TASK PROMPT
Omit all images. Write out the rest of the material exactly.
======== GIVEN DATA
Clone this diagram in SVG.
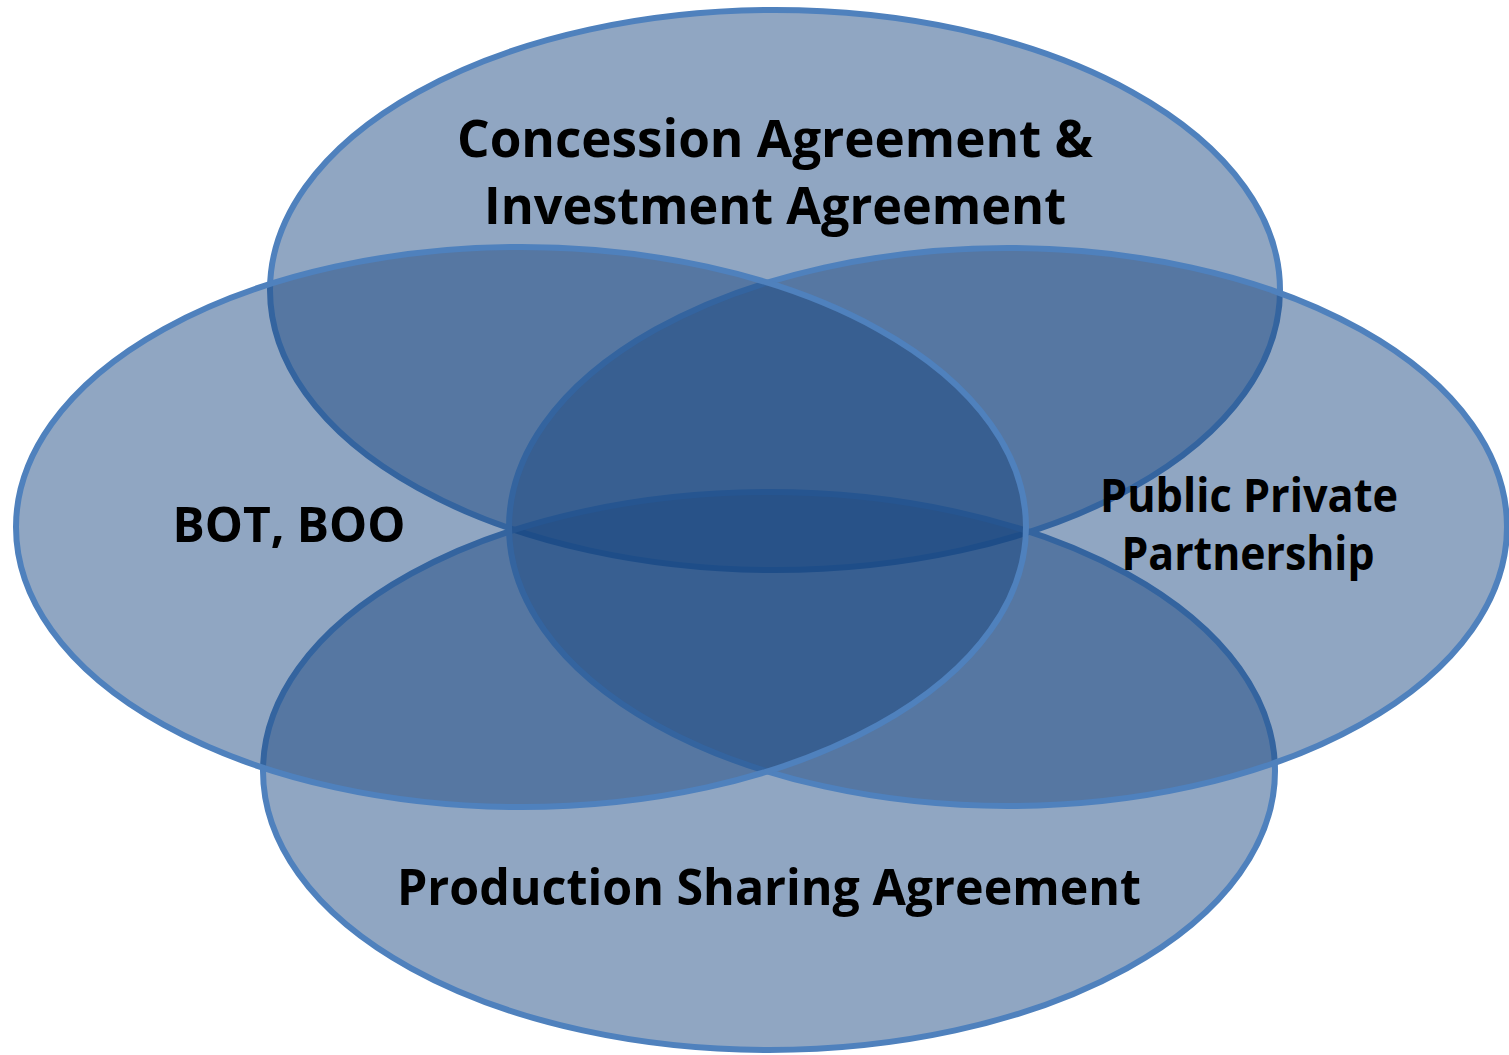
<svg xmlns="http://www.w3.org/2000/svg" width="1509" height="1055" viewBox="0 0 1509 1055">
<style>
.e{fill:rgb(23,68,128);fill-opacity:0.48;stroke:#4F81BD;stroke-width:6}
.t{font-family:"Open Sans","Noto Sans","Liberation Sans",sans-serif;font-weight:bold;fill:#000;text-anchor:middle}
</style>
<rect width="1509" height="1055" fill="#fff"/>
<g id="top"><ellipse class="e" cx="775" cy="290" rx="505" ry="280"/></g>
<g id="bottom"><ellipse class="e" cx="769" cy="771" rx="506" ry="279"/></g>
<g id="right"><ellipse class="e" cx="1008" cy="527" rx="499" ry="279"/></g>
<g id="left"><ellipse class="e" cx="521" cy="527" rx="505" ry="280"/></g>
<g id="labels">
<text class="t" x="775" y="157" font-size="52" textLength="636" lengthAdjust="spacingAndGlyphs">Concession Agreement &amp;</text>
<text class="t" x="775" y="224" font-size="52" textLength="582" lengthAdjust="spacingAndGlyphs">Investment Agreement</text>
<text class="t" x="289" y="542" font-size="49" textLength="233" lengthAdjust="spacingAndGlyphs">BOT, BOO</text>
<text class="t" x="1249" y="512" font-size="46" textLength="298" lengthAdjust="spacingAndGlyphs">Public Private</text>
<text class="t" x="1248" y="570" font-size="46" textLength="253" lengthAdjust="spacingAndGlyphs">Partnership</text>
<text class="t" x="769" y="905" font-size="50" textLength="744" lengthAdjust="spacingAndGlyphs">Production Sharing Agreement</text>
</g>
</svg>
================
RIGHT ANSWER
Clone this diagram in SVG.
<svg xmlns="http://www.w3.org/2000/svg" width="1509" height="1055" viewBox="0 0 1509 1055">
<style>
.e{fill:rgb(23,68,128);fill-opacity:0.48;stroke:#4F81BD;stroke-width:6}
.t{font-family:"Open Sans","Noto Sans","Liberation Sans",sans-serif;font-weight:bold;fill:#000;text-anchor:middle}
</style>
<rect width="1509" height="1055" fill="#fff"/>
<g id="top"><ellipse class="e" cx="775" cy="290" rx="505" ry="280"/></g>
<g id="bottom"><ellipse class="e" cx="769" cy="771" rx="506" ry="279"/></g>
<g id="right"><ellipse class="e" cx="1008" cy="527" rx="499" ry="279"/></g>
<g id="left"><ellipse class="e" cx="521" cy="527" rx="505" ry="280"/></g>
<g id="labels">
<text class="t" x="775" y="157" font-size="52" textLength="636" lengthAdjust="spacingAndGlyphs">Concession Agreement &amp;</text>
<text class="t" x="775" y="224" font-size="52" textLength="582" lengthAdjust="spacingAndGlyphs">Investment Agreement</text>
<text class="t" x="289" y="542" font-size="49" textLength="233" lengthAdjust="spacingAndGlyphs">BOT, BOO</text>
<text class="t" x="1249" y="512" font-size="46" textLength="298" lengthAdjust="spacingAndGlyphs">Public Private</text>
<text class="t" x="1248" y="570" font-size="46" textLength="253" lengthAdjust="spacingAndGlyphs">Partnership</text>
<text class="t" x="769" y="905" font-size="50" textLength="744" lengthAdjust="spacingAndGlyphs">Production Sharing Agreement</text>
</g>
</svg>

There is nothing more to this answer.